Leave out the pictures and retype only the lines from the opening line to the line that holds "from bokeh.resources import INLINE", both ends included.

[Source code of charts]
==*==

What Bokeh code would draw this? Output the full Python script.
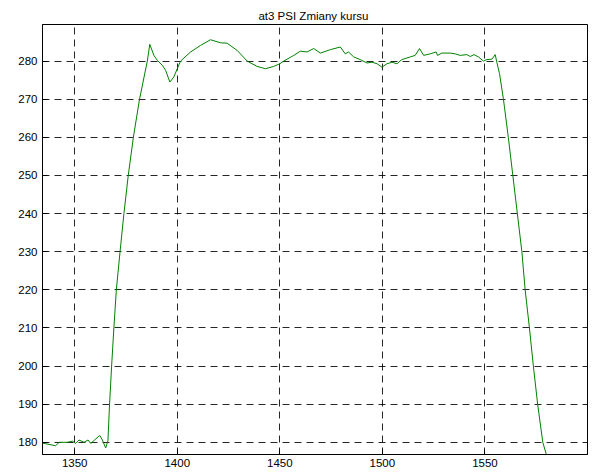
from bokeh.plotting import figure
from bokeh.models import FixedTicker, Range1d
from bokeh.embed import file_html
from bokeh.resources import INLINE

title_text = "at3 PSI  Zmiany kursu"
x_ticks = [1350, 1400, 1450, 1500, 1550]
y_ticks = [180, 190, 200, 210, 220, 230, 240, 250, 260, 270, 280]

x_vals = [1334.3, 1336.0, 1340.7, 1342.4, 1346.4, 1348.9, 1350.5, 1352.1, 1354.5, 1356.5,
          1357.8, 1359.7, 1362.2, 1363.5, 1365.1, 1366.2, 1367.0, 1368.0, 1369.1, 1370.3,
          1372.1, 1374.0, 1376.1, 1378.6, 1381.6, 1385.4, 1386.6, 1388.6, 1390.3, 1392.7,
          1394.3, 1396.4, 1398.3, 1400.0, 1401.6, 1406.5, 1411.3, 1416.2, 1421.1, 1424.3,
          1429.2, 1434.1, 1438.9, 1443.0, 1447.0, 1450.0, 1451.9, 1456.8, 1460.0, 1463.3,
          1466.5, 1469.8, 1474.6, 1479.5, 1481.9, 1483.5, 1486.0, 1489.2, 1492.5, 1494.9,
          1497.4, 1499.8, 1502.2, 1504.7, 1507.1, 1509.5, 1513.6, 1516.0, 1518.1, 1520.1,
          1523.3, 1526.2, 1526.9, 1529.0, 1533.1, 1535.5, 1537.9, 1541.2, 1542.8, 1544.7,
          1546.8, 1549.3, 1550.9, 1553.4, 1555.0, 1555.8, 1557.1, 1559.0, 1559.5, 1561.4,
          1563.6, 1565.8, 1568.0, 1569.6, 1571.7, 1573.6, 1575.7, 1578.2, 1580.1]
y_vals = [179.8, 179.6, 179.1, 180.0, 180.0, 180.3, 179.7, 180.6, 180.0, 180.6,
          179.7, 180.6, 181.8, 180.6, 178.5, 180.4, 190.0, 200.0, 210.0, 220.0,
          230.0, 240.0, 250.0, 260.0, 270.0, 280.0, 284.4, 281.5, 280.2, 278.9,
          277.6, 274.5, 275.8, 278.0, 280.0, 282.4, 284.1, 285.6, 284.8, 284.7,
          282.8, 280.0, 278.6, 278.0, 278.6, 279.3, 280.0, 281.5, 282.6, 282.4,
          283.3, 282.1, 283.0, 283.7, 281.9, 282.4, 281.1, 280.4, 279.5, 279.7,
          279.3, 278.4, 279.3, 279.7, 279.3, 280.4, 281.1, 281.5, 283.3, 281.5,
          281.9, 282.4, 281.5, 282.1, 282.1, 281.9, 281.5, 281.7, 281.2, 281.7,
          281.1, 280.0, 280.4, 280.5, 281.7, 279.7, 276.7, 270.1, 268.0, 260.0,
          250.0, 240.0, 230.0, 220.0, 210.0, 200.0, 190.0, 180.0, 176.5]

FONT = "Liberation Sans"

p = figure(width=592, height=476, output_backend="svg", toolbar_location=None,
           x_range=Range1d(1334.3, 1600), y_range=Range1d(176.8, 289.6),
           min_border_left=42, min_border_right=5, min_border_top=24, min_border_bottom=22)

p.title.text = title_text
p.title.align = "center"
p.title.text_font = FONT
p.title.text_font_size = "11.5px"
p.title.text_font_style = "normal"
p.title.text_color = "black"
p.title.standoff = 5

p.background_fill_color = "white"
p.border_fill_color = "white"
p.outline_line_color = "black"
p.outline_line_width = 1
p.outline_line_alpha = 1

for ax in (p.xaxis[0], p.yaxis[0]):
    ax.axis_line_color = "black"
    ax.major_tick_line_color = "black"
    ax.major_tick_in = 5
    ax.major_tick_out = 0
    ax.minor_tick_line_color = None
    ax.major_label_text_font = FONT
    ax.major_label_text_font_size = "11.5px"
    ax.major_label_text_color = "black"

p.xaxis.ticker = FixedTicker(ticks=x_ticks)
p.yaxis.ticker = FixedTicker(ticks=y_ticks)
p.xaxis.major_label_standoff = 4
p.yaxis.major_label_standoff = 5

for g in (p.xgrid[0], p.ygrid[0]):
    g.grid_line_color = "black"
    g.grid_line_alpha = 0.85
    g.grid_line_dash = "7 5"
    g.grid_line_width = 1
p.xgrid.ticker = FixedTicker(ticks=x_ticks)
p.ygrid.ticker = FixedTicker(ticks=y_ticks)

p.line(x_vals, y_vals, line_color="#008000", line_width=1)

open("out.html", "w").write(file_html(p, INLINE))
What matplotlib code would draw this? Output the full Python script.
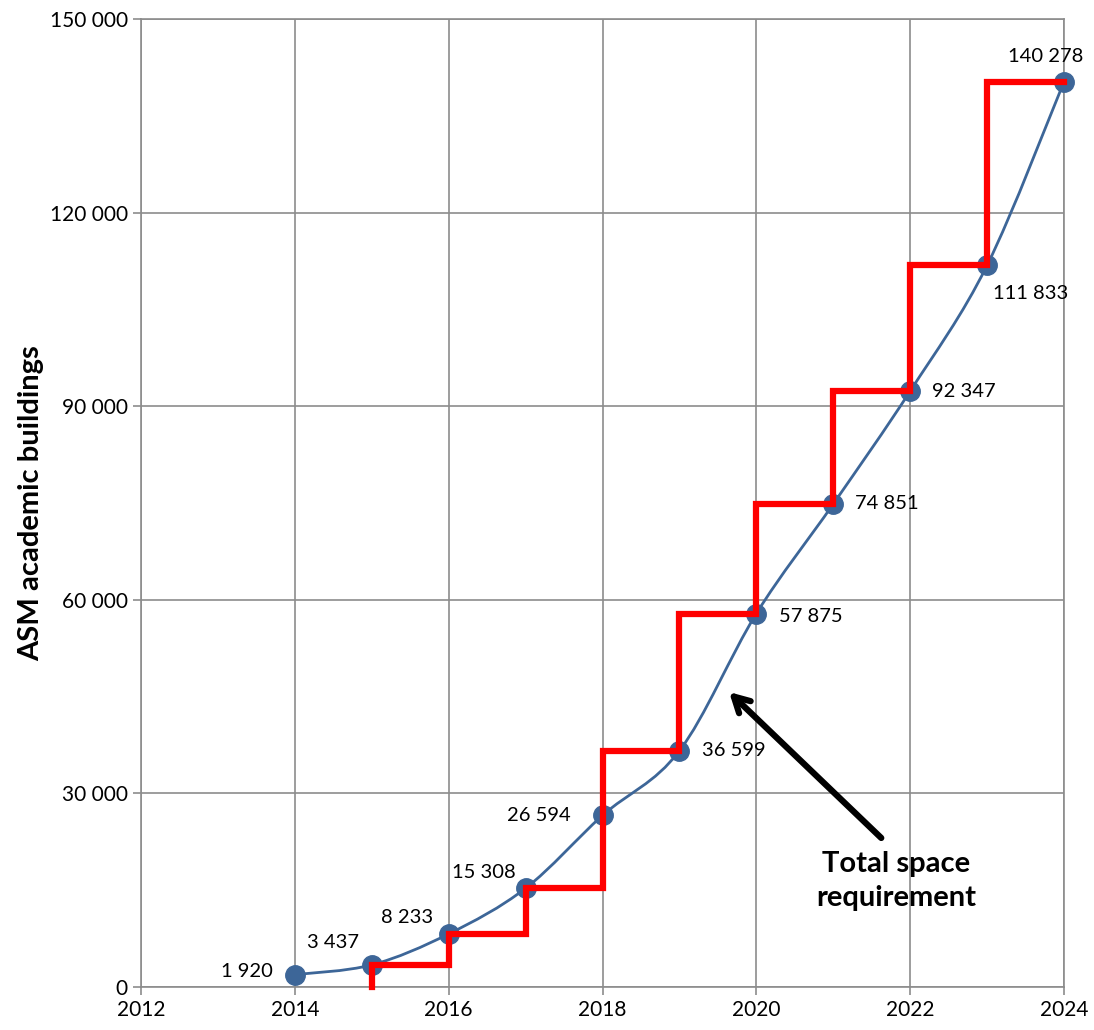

==*==

* [WRITTEN SOLUTION]
What Bokeh code would draw this? Output the full Python script.
from bokeh.plotting import figure
from bokeh.models import FixedTicker, Range1d
from bokeh.embed import file_html
from bokeh.resources import INLINE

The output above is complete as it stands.